OREANDA-NEWS. July 12, 2017. A new Orinoco crude joint venture surfaced in Venezuela late yesterday, but the identity of state-owned PdV's minority partner is under wraps.

Venezuela's supreme court yesterday announced the creation of the venture called Petrosur, ignoring the 1999 Bolivarian constitution's explicit text that only the elected national assembly can approve joint ventures involving energy and other strategic sectors.

State-owned PdV's affiliate CVP will hold a 60pc stake in Petrosur, with 40pc held by a Dutch shell company called Stichting Administratiekantoor Inversiones Petroleras Iberoamericanas (SAIPI).

Stichtings are Dutch entities that make it possible to legally separate ownership and control, so that the identities of the actual owners or beneficiaries can remain hidden from public scrutiny.

Petrosur will develop and operate an upstream extra-heavy crude venture in the Orinoco oil belt's Junin section.

PdV has multiple Orinoco joint ventures with foreign partners, but only four dating back to the late 1990s are fully operating. A handful of the newer projects with partners such as Spain's Repsol are producing token volumes, but most are dormant, mainly because PdV cannot provide its share of investment and existing upgrading and blending capacity in Venezuela is limited.

The announcement of the new Orinoco venture coincides with controversial assertions by senior political figures close to the government that a planned constituent assembly will adopt legal measures to take full control of PdV's joint ventures. PdV pushed back this week, telling its partners in a statement obtained by Argus that its partnerships will be honored and respected.
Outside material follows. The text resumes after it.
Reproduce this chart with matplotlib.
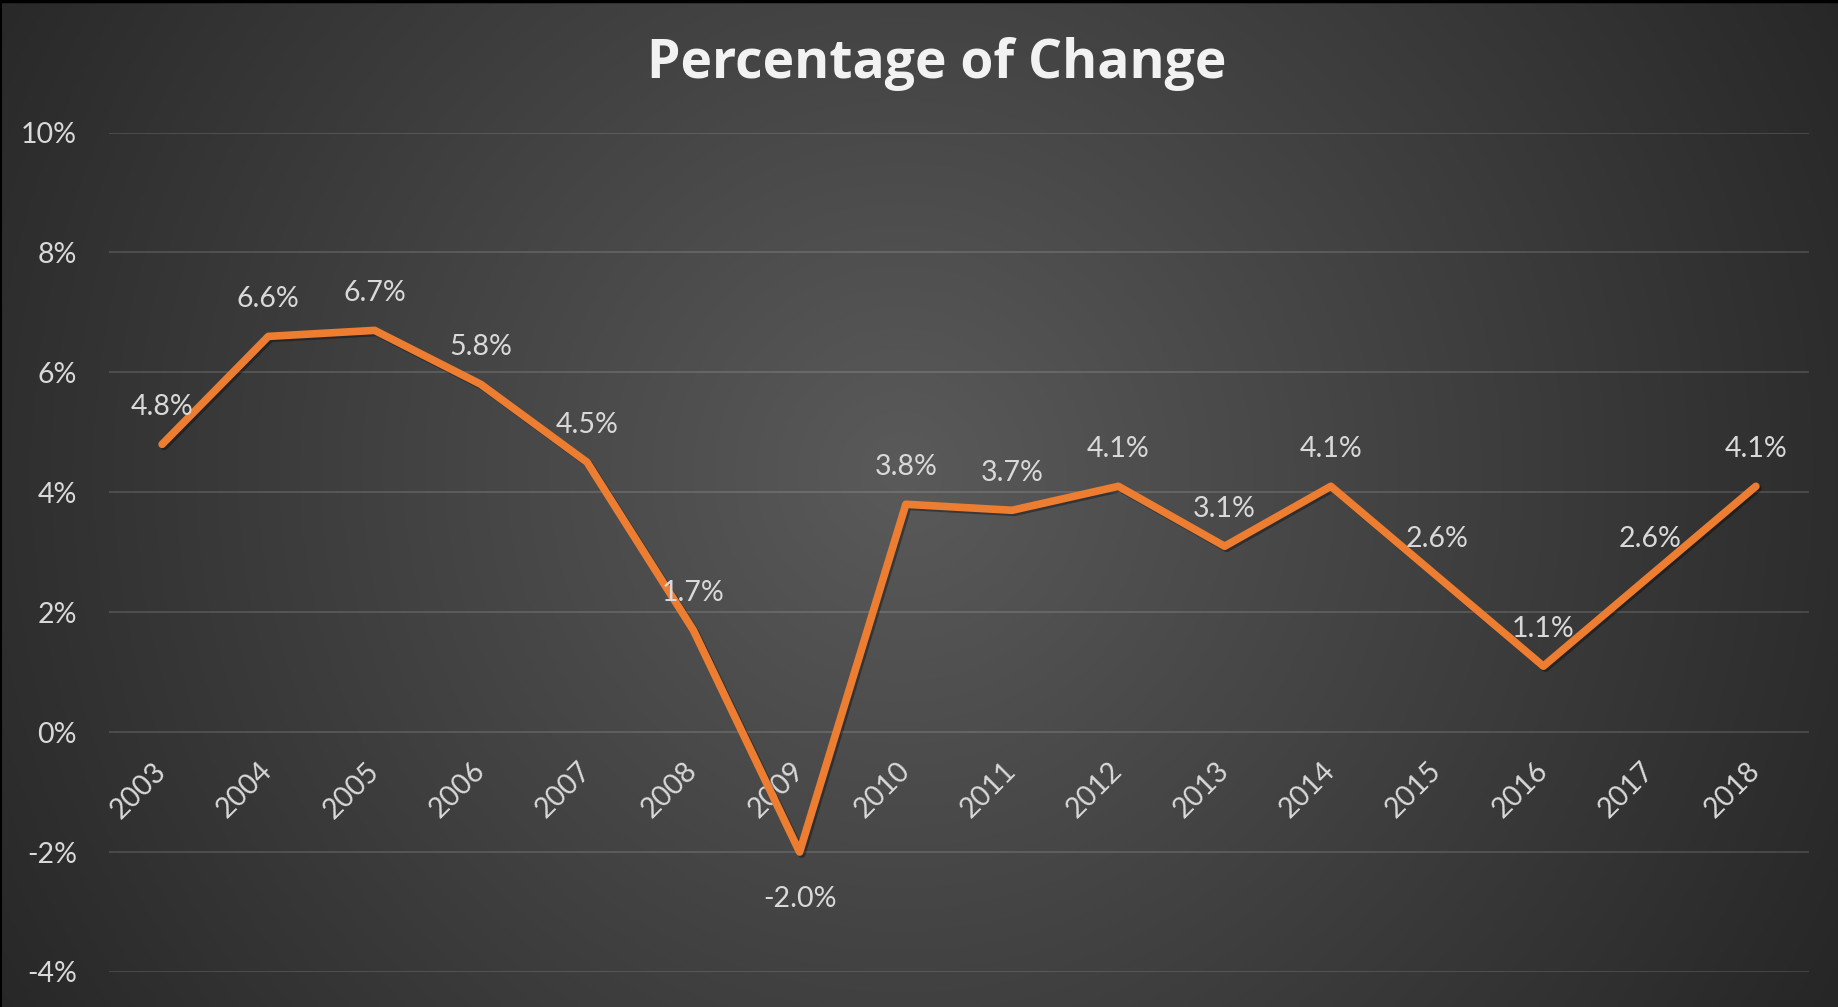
import numpy as np
import matplotlib
matplotlib.use("Agg")
import matplotlib.pyplot as plt
import matplotlib.patheffects as pe

years = ["2003", "2004", "2005", "2006", "2007", "2008", "2009", "2010",
         "2011", "2012", "2013", "2014", "2015", "2016", "2017", "2018"]
pct_change = [4.8, 6.6, 6.7, 5.8, 4.5, 1.7, -2.0, 3.8, 3.7, 4.1, 3.1, 4.1, 2.6, 1.1, 2.6, 4.1]
y_ticks = [-4, -2, 0, 2, 4, 6, 8, 10]
y_tick_labels = ["-4%", "-2%", "0%", "2%", "4%", "6%", "8%", "10%"]
title = "Percentage of Change"

W, H = 1838, 1007
fig = plt.figure(figsize=(W / 100, H / 100), dpi=100)

# radial background gradient
bg = fig.add_axes([0, 0, 1, 1], zorder=-10)
yy, xx = np.mgrid[0:H, 0:W]
cx, cy = W * 0.49, H * 0.47
d = np.sqrt((xx - cx) ** 2 + (yy - cy) ** 2)
d = d / d.max()
c_center, c_edge = 0x5a / 255, 0x26 / 255
val = c_center + (c_edge - c_center) * np.clip(d, 0, 1)
img = np.dstack([val, val, val])
bg.imshow(img, aspect="auto", extent=[0, 1, 0, 1], origin="upper")
bg.plot([0, 1], [0.999, 0.999], color="black", lw=2.5, transform=bg.transAxes)
bg.plot([0.0005, 0.0005], [0, 1], color="black", lw=1.5, transform=bg.transAxes)
bg.set_xlim(0, 1)
bg.set_ylim(0, 1)
bg.axis("off")

left, right = 109 / W, 1809 / W
top, bottom = (H - 132.5) / H, (H - 972) / H
ax = fig.add_axes([left, bottom, right - left, top - bottom])
ax.set_facecolor("none")

x = np.arange(len(years))
ax.plot(x, pct_change, color="#ED7D31", lw=5.5, solid_joinstyle="round",
        solid_capstyle="round", zorder=5,
        path_effects=[pe.SimpleLineShadow(offset=(1.5, -1.5), shadow_color="black", alpha=0.35),
                      pe.Normal()])

ax.set_xlim(-0.5, len(years) - 0.5)
ax.set_ylim(-4, 10)
ax.set_yticks(y_ticks, labels=y_tick_labels)
ax.yaxis.grid(True, color="white", alpha=0.13, lw=1.5)
ax.set_axisbelow(True)
for s in ax.spines.values():
    s.set_visible(False)
ax.spines["bottom"].set_position(("data", 0))

font = "Lato"
tick_color = "#d9d9d9"
ax.tick_params(axis="y", length=0, pad=23, labelsize=20.5, labelcolor=tick_color)
ax.set_xticks(x, labels=years)
ax.tick_params(axis="x", length=0, pad=25, labelsize=20.5, labelcolor=tick_color)
for lab in ax.get_xticklabels():
    lab.set_rotation(45)
    lab.set_ha("right")
    lab.set_va("center")
    lab.set_rotation_mode("anchor")
    lab.set_family(font)
for lab in ax.get_yticklabels():
    lab.set_family(font)

for xi, v in zip(x, pct_change):
    off = 27 if v >= 0 else -34
    ax.annotate(f"{v:.1f}%", xy=(xi, v), xytext=(0, off), textcoords="offset points",
                ha="center", va="center", fontsize=20.5, color=tick_color,
                family=font, zorder=6)

fig.text(0.5096, 1 - 64 / H, title, ha="center", va="center", fontsize=38.5,
         fontweight="bold", color="#f2f2f2", family="Open Sans")

fig.savefig("out.png", dpi=100)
The birth of Petrosur also comes to light as PdV works to convert a refinery on the nearby Dutch-controlled island of Aruba into a heavy crude upgrader. The facility which is currently mothballed would receive diluted Orinoco crude and process it into an intermediate grade for further processing at PdV subsidiary Citgo's refinery system in the US.

The Venezuelan supreme court's ruling approving the creation of Petrosur was issued by the court's constitutional division which last March stripped the elected and opposition-controlled national assembly of its constitutional powers.

The court announced through its Twitter account last night that it approved the creation of Petrosur because the elected national assembly has been in "constitutional contempt" since July 2016.

SAIPI was registered legally in Holland on 19 April 2017 with an address in The Hague. The company's largest corporate asset appears to be a British Virgin Islands company called Arazen Investments Ltd.